Part of her challenge, especially with the party’s progressive wing she sought to win over, was the difficulty she had reconciling her past positions as California’s attorney general with the current mores of her party. She struggled to define her policy agenda, waffling on health care and even her own assault on Joseph R. Biden Jr’s record on race, perhaps the toughest attack he faced throughout the primary campaign.

“Policy has to be relevant,” Harris said in an interview with The New York Times in July 2019. “That’s my guiding principle: Is it relevant? Not, ‘Is it a beautiful sonnet?’”

But it is also this lack of ideological rigidity that makes her well suited for the vice- presidency, a role that demands a tempering of personal views in deference to the man at the top. As the vice-presidential nominee, Harris has endeavoured to make plain that she supports Biden’s positions — even if some differ from those she backed during the primary.

While she struggled to attract the very women and black voters she had hoped would connect with her personal story during her primary bid, she continued to make a concerted effort as Biden’s running mate to reach out to people of colour, some of whom have said they feel represented in national politics for the first time.

Many witnessed — and recoiled at — the persistent racist and sexist attacks from conservatives. President Trump has refused to pronounce her name correctly and after the vice-presidential debate, he derided her as a “monster”. For some of her supporters, the vitriol Harris had to withstand was another aspect of her experience they found relatable.

“I know what I was thrown into as the only African-American at the table,” said Clara Faulkner, the mayor pro tem of Forest Hill, Texas, as she waited for Harris to address a socially distanced crowd in Fort Worth. “It’s just seeing God move in a mighty way.”

While some members of the political establishment professed outrage at the insults, friends of Harris knew that her pragmatism extended to her understanding of how the political world treats women of colour.

Senator Cory Booker, a colleague and friend of Harris’s who has known her for decades, said in an interview that some of her guardedness was a form of self-protection in a world that has not always embraced a barrier-breaking Black woman.

“She still has this grace about her where it’s almost as if these things don’t affect her spirit,” Booker said. “She’s endured this for her entire career and she does not give people license to have entrance into her heart.”

After waiting days for results, Democrats rejoiced in a victory that offered a bright spot in an election that delivered losses to many of their candidates, including several high-profile women.

Representative Barbara Lee, Democrat of California, who got involved in politics through Chisholm’s presidential campaign, said she always believed she would see the first black woman at the steps of the White House.

“Here you have now this remarkable, brilliant, prepared African-American woman, South Asian woman, ready to fulfill the dreams and aspirations of Shirley Chisholm and myself and so many women of colour,” she said. “This is exciting and is finally a breakthrough that so many of us have been waiting for.
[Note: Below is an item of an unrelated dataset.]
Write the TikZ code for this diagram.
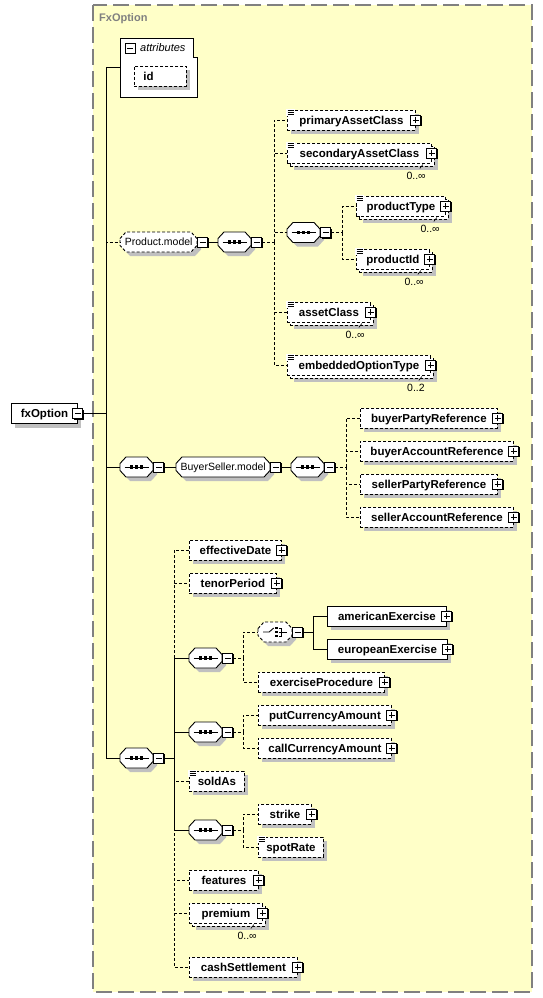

And it didn’t come easy.”

Scarred by Hillary Clinton’s defeat four years ago, many believed the country was not quite ready to elect a female commander in chief.

Harris’s presence on the ticket will forever be linked to Biden’s explicit promise to select a female running mate in an acknowledgment that the party’s future probably does not look like him.

Harris now finds herself the most clearly positioned heir to the White House. Perhaps more than any other vice-president in recent memory, she will be carefully scrutinised for her ambitions, a level of attention that is perhaps inevitable for the No. 2 of the oldest incoming No. 1 in history.